Is it 2): that policy-makers and people talking about these things know and believe in the abstract about the compensation idea, but think that talking about it publicly is gauche or dangerous? Remember how Mitt Romney said it was OK to talk about inequality, but only in "quiet rooms"?

If this is it, I take it the problems are obvious. In a democracy, you can't expect experts to work out policy solutions in quiet rooms behind closed doors and expect people to put up with it. As people are making increasingly clear, they will not put up with it.

Is it 3): that, ultra-cynically, there's a hope that the losers will just somehow die off, and leave the winners winning with all their gains intact? It might sound extreme. But if you're living in one of the areas of the US decimated by opiate addiction, job loss, and no health care, it might seem completely plausible.

Anyway, I expect that if you talk to people about these matters, most people don't know or care about abstractions involving optimality and cost-benefit-analysis, they just think that people who work hard should be able to live a decent life, and things like that. There are also people who are committed to free trade on other grounds -- absolute liberty rights, or something.
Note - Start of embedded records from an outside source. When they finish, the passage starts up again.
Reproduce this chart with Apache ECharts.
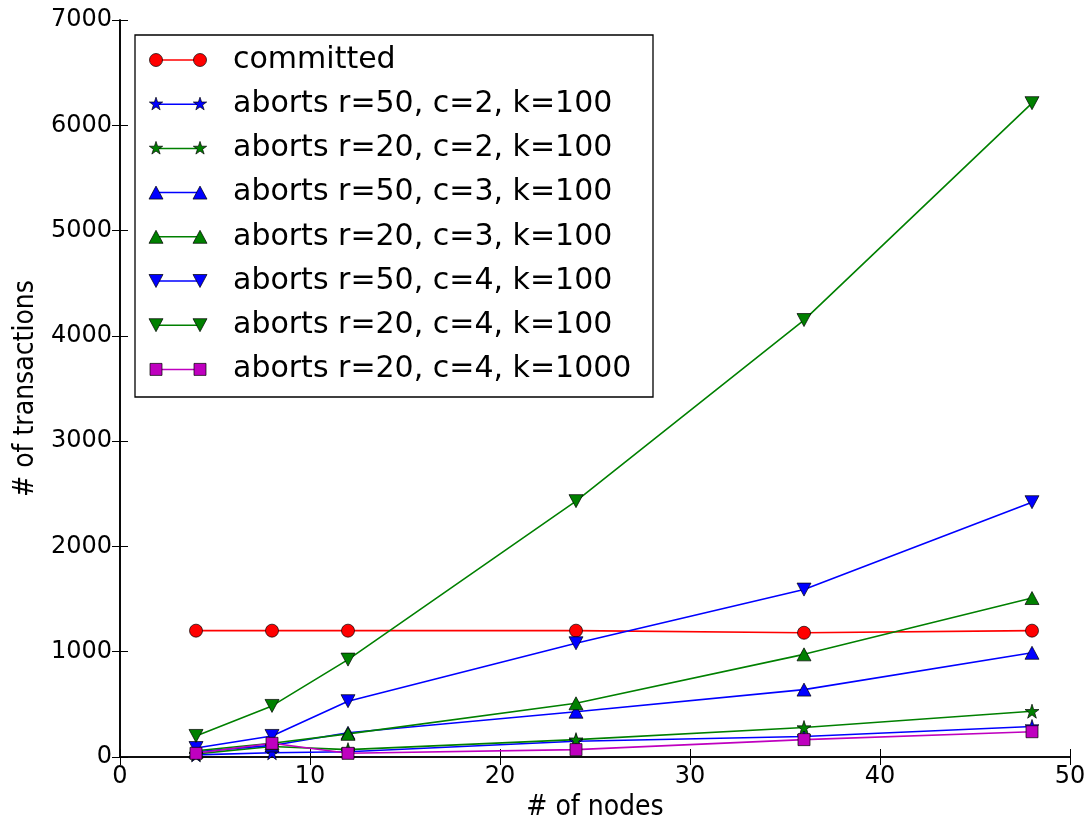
<!DOCTYPE html>
<html>
<head>
<meta charset="utf-8">
<title># of transactions vs # of nodes</title>
<script src="https://cdn.jsdelivr.net/npm/echarts@6/dist/echarts.min.js"></script>
<style>
  html, body { margin: 0; padding: 0; background: #ffffff; }
  #chart { width: 1089px; height: 817px; }
</style>
</head>
<body>
<div id="chart"></div>
<script>
// x values: number of nodes
const nodes = [4, 8, 12, 24, 36, 48];

// y values: number of transactions per configuration
const committed        = [1200, 1200, 1200, 1200, 1180, 1200];
const abortsR50C2K100  = [20, 40, 50, 150, 195, 290];
const abortsR20C2K100  = [30, 100, 70, 165, 280, 435];
const abortsR50C3K100  = [50, 110, 230, 430, 640, 990];
const abortsR20C3K100  = [60, 130, 220, 510, 975, 1510];
const abortsR50C4K100  = [85, 200, 530, 1080, 1590, 2420];
const abortsR20C4K100  = [200, 485, 925, 2430, 4150, 6210];
const abortsR20C4K1000 = [35, 130, 35, 70, 165, 240];

// axis ticks
const xTicks = [0, 10, 20, 30, 40, 50];
const yTicks = [0, 1000, 2000, 3000, 4000, 5000, 6000, 7000];

const RED = '#ff0000', BLUE = '#0000ff', GREEN = '#008000', MAGENTA = '#bf00bf';
const STAR = 'path://M0,-100 L22.45,-30.9 L95.1,-30.9 L36.3,11.8 L58.8,80.9 L0,38.2 L-58.8,80.9 L-36.3,11.8 L-95.1,-30.9 L-22.45,-30.9 Z';

const lines = [
  { name: 'committed',                  data: committed,        color: RED,     marker: 'circle' },
  { name: 'aborts r=50, c=2, k=100',    data: abortsR50C2K100,  color: BLUE,    marker: 'star' },
  { name: 'aborts r=20, c=2, k=100',    data: abortsR20C2K100,  color: GREEN,   marker: 'star' },
  { name: 'aborts r=50, c=3, k=100',    data: abortsR50C3K100,  color: BLUE,    marker: 'up' },
  { name: 'aborts r=20, c=3, k=100',    data: abortsR20C3K100,  color: GREEN,   marker: 'up' },
  { name: 'aborts r=50, c=4, k=100',    data: abortsR50C4K100,  color: BLUE,    marker: 'down' },
  { name: 'aborts r=20, c=4, k=100',    data: abortsR20C4K100,  color: GREEN,   marker: 'down' },
  { name: 'aborts r=20, c=4, k=1000',   data: abortsR20C4K1000, color: MAGENTA, marker: 'square' }
];

function symbolFor(marker) {
  switch (marker) {
    case 'circle': return { symbol: 'circle', symbolSize: 13, symbolRotate: 0 };
    case 'star':   return { symbol: STAR, symbolSize: 14, symbolRotate: 0 };
    case 'up':     return { symbol: 'triangle', symbolSize: [14, 13], symbolRotate: 0 };
    case 'down':   return { symbol: 'triangle', symbolSize: [14, 13], symbolRotate: 180 };
    case 'square': return { symbol: 'rect', symbolSize: 12, symbolRotate: 0 };
  }
}

// Legend handle marker drawn as a graphic element
function legendMarker(marker, cx, cy, color) {
  const style = { fill: color, stroke: '#000', lineWidth: 0.7 };
  if (marker === 'circle') {
    return { type: 'circle', shape: { cx: cx, cy: cy, r: 6.5 }, style: style, z: 101 };
  }
  if (marker === 'square') {
    return { type: 'rect', shape: { x: cx - 6, y: cy - 6, width: 12, height: 12 }, style: style, z: 101 };
  }
  if (marker === 'up' || marker === 'down') {
    const s = marker === 'up' ? 1 : -1;
    return { type: 'polygon', shape: { points: [[cx, cy - 6.5 * s], [cx + 7, cy + 6.5 * s], [cx - 7, cy + 6.5 * s]] }, style: style, z: 101 };
  }
  // star
  const pts = [];
  for (let k = 0; k < 10; k++) {
    const r = (k % 2 === 0) ? 7 : 2.7;
    const a = -Math.PI / 2 + k * Math.PI / 5;
    pts.push([cx + r * Math.cos(a), cy + r * Math.sin(a)]);
  }
  return { type: 'polygon', shape: { points: pts }, style: style, z: 101 };
}

const legendLeft = 135, legendTop = 35, legendW = 518, legendH = 362;
const rowStart = 60, rowStep = 44.2;
const legendElements = [
  { type: 'rect', shape: { x: legendLeft, y: legendTop, width: legendW, height: legendH },
    style: { fill: '#ffffff', stroke: '#000000', lineWidth: 1.3 }, z: 100 }
];
lines.forEach(function (l, i) {
  const cy = rowStart + i * rowStep;
  legendElements.push({ type: 'line', shape: { x1: 156, y1: cy, x2: 200, y2: cy },
    style: { stroke: l.color, lineWidth: 1.5 }, z: 101 });
  legendElements.push(legendMarker(l.marker, 156, cy, l.color));
  legendElements.push(legendMarker(l.marker, 200, cy, l.color));
  legendElements.push({ type: 'text', x: 233, y: cy,
    style: { text: l.name, fill: '#000', font: '30px "DejaVu Sans"', verticalAlign: 'middle', textAlign: 'left' }, z: 101 });
});

const series = lines.map(function (l) {
  const s = symbolFor(l.marker);
  return {
    name: l.name,
    type: 'line',
    xAxisIndex: 0,
    yAxisIndex: 0,
    data: nodes.map(function (x, i) { return [x, l.data[i]]; }),
    symbol: s.symbol,
    symbolSize: s.symbolSize,
    symbolRotate: s.symbolRotate,
    showSymbol: true,
    showAllSymbol: true,
    lineStyle: { color: l.color, width: 1.6 },
    itemStyle: { color: l.color, borderColor: '#000000', borderWidth: 0.7 },
    emphasis: { disabled: true }
  };
});

const tickFont = { fontFamily: 'DejaVu Sans', fontSize: 24, color: '#000' };
const plainNumber = function (v) { return String(v); };
const axisCommonLine = { show: true, lineStyle: { color: '#000', width: 1.6 } };
const tickIn = { show: true, inside: true, length: 8, lineStyle: { color: '#000', width: 1 } };

const chart = echarts.init(document.getElementById('chart'), null, { renderer: 'canvas' });
chart.setOption({
  animation: false,
  backgroundColor: '#ffffff',
  grid: { left: 120, top: 20, width: 950, height: 737, containLabel: false, outerBoundsMode: 'none' },
  xAxis: [
    {
      type: 'value', position: 'bottom',
      min: xTicks[0], max: xTicks[xTicks.length - 1], interval: 10,
      name: '# of nodes', nameLocation: 'middle', nameGap: 22,
      nameTextStyle: { fontFamily: 'DejaVu Sans Condensed', fontSize: 28, color: '#000', verticalAlign: 'top' },
      axisLine: axisCommonLine, axisTick: tickIn,
      axisLabel: Object.assign({ margin: 8, formatter: plainNumber }, tickFont),
      splitLine: { show: false }
    },
    {
      type: 'value', position: 'top',
      min: xTicks[0], max: xTicks[xTicks.length - 1], interval: 10,
      axisLine: axisCommonLine, axisTick: tickIn,
      axisLabel: { show: false }, splitLine: { show: false }
    }
  ],
  yAxis: [
    {
      type: 'value', position: 'left',
      min: yTicks[0], max: yTicks[yTicks.length - 1], interval: 1000,
      name: '# of transactions', nameLocation: 'middle', nameGap: 76, nameRotate: 90,
      nameTextStyle: { fontFamily: 'DejaVu Sans Condensed', fontSize: 28, color: '#000' },
      axisLine: axisCommonLine, axisTick: tickIn,
      axisLabel: Object.assign({ margin: 8, formatter: plainNumber }, tickFont),
      splitLine: { show: false }
    },
    {
      type: 'value', position: 'right',
      min: yTicks[0], max: yTicks[yTicks.length - 1], interval: 1000,
      axisLine: axisCommonLine, axisTick: tickIn,
      axisLabel: { show: false }, splitLine: { show: false }
    }
  ],
  series: series,
  graphic: legendElements
});
</script>
</body>
</html>
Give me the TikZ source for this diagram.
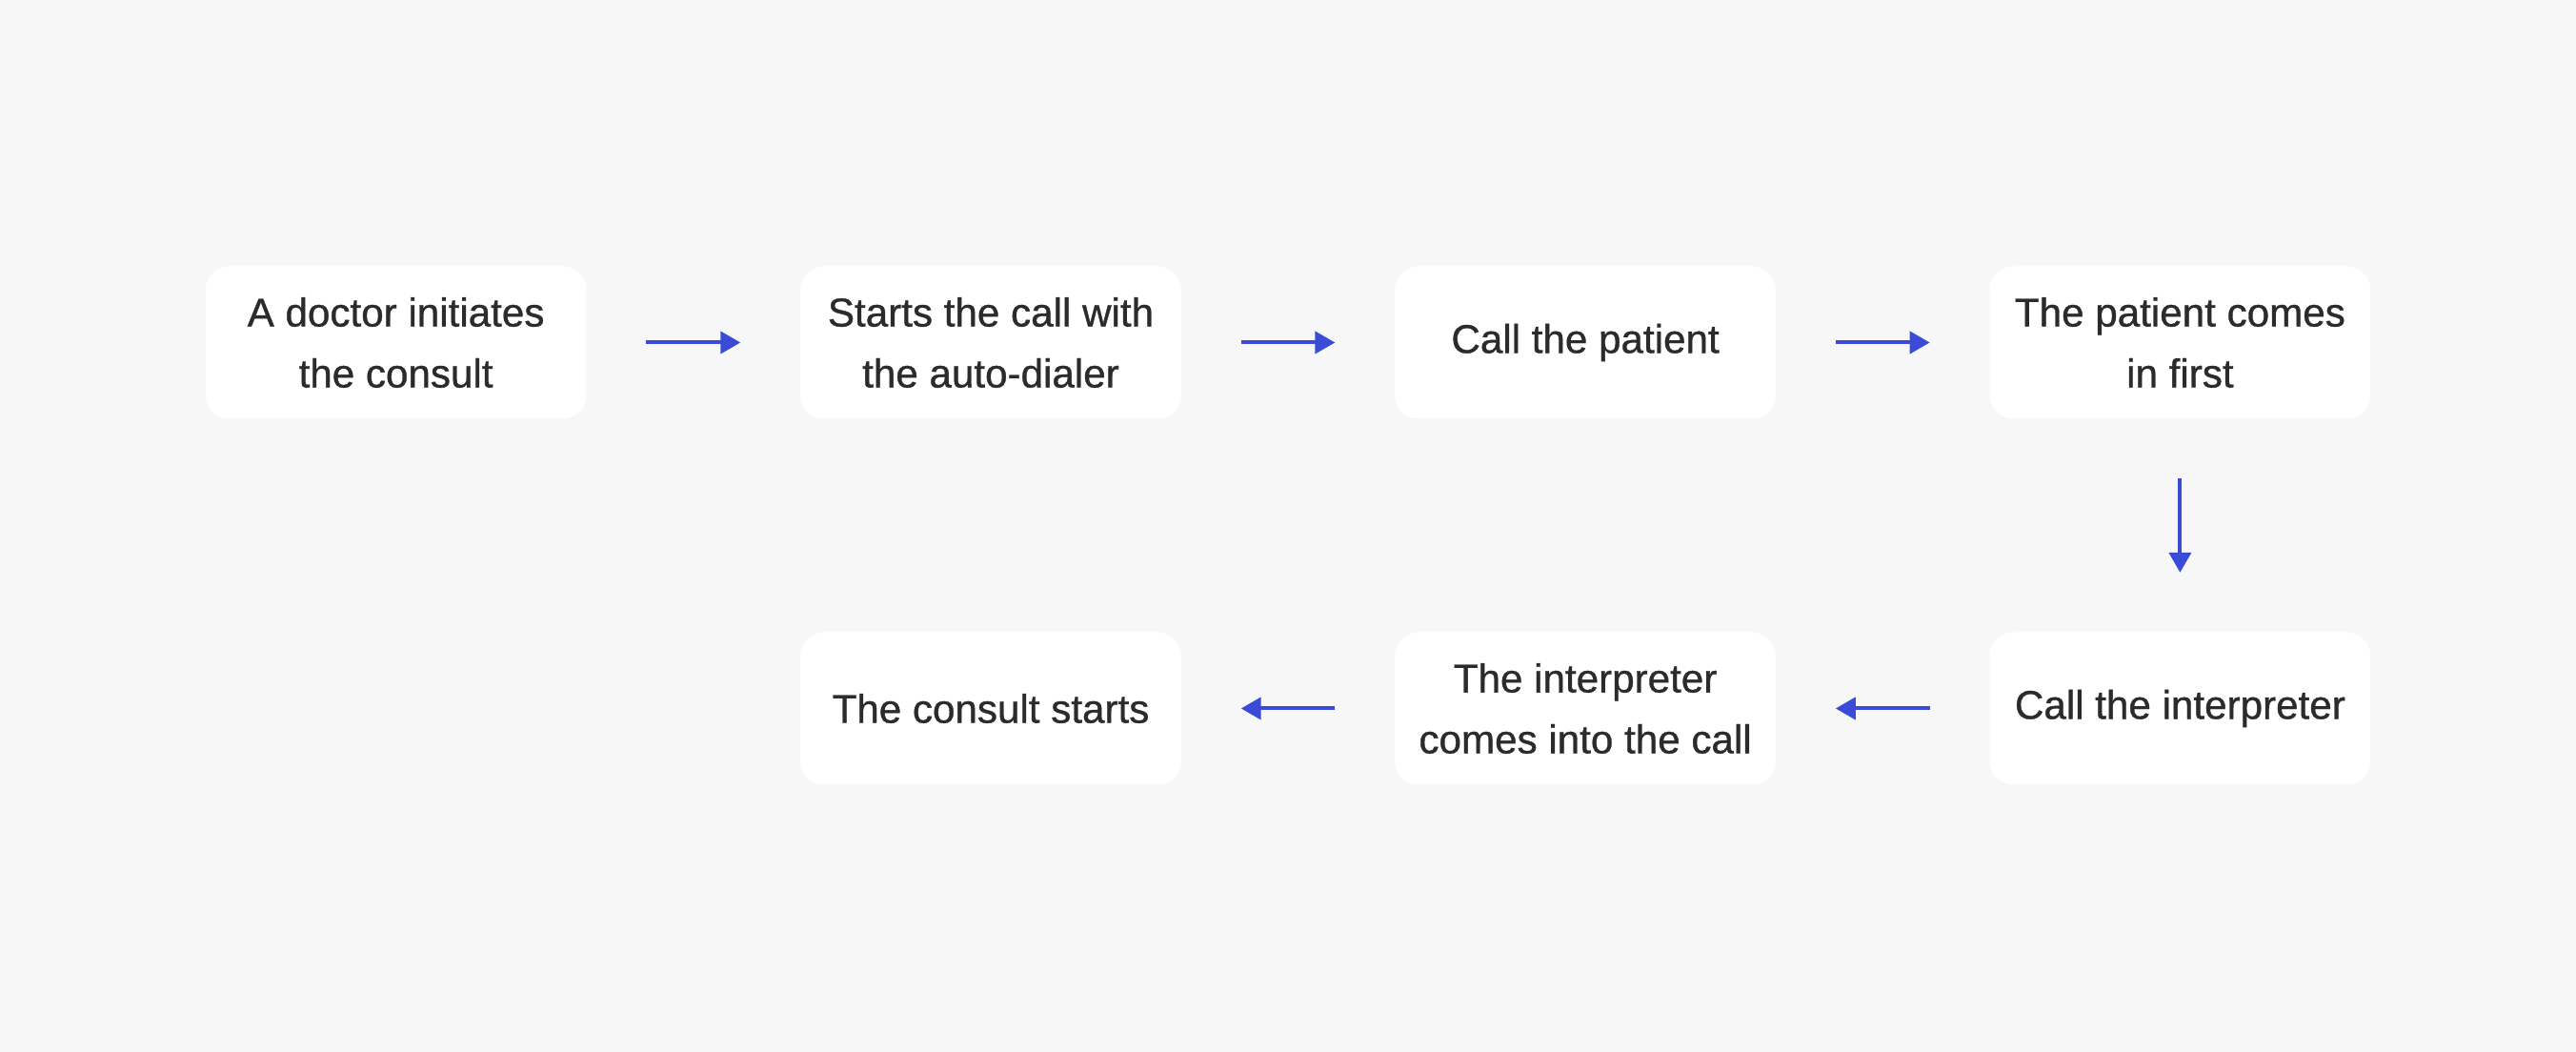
\documentclass[tikz,border=0pt]{standalone}
\usepackage{fontspec}
\setmainfont[FakeBold=0.8]{Liberation Sans}
\usetikzlibrary{arrows.meta}
\definecolor{flowblue}{HTML}{3B4BD8}
\definecolor{boxtext}{HTML}{2B2B2B}
\definecolor{pagebg}{HTML}{F7F7F7}
\begin{document}
\begin{tikzpicture}[>={Triangle[length=0.21cm,width=0.23cm]},
  stepbox/.style={fill=white,rounded corners=0.25cm,minimum width=4cm,
    minimum height=1.6cm,align=center,text=boxtext,
    font=\fontsize{12}{18.2}\selectfont},
  flow/.style={->,draw=flowblue,fill=flowblue,line width=0.04cm,
    shorten >=0.62cm,shorten <=0.62cm}]
\fill[pagebg] (0,0) rectangle (27.04,-11.04);

% top row
\node[stepbox] (doctor) at (4.156,-3.595) {A doctor initiates\\the consult};
\node[stepbox] (dialer) at (10.40,-3.595) {Starts the call with\\the auto-dialer};
\node[stepbox] (patient) at (16.641,-3.595) {Call the patient};
\node[stepbox] (first) at (22.884,-3.595) {The patient comes\\in first};

% bottom row
\node[stepbox] (callint) at (22.884,-7.435) {Call the interpreter};
\node[stepbox] (intjoin) at (16.641,-7.435) {The interpreter\\comes into the call};
\node[stepbox] (start) at (10.40,-7.435) {The consult starts};

\draw[flow] (doctor) -- (dialer);
\draw[flow] (dialer) -- (patient);
\draw[flow] (patient) -- (first);
\draw[flow] (first) -- (callint);
\draw[flow] (callint) -- (intjoin);
\draw[flow] (intjoin) -- (start);
\end{tikzpicture}
\end{document}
My question is not about these people, but rather about the public experts who tow the party line about overall economic growth and who are immersed in this sort of thinking.


The next time such an expert is interviewed by a reporter about trade policies and economic growth, wouldn't it be great if they stopped and said, "You know, the really important thing about economic growth is that for a policy to be a good one, the winners have to compensate the losers, and so we need clear mechanisms to make that happen"?

3 comments:

jeff house said...

Very clear and convincing. With free trade, it's obvious that the losers never got compensated, and almost no one talked about it either. I would add that this included the unions, which opposed free trade in toto, and complained about Chapter Eleven and the dispute resolution mechanism. They never said: we support free trade if losers are compensated fully.

Janet Vickers said...

"You know, the really important thing about economic growth is that for a policy to be a good one, the winners have to compensate the losers, and so we need clear mechanisms to make that happen"?

Thank you, yes. This is much better than the winners' compulsion to belittle the losers for fear they may rise up.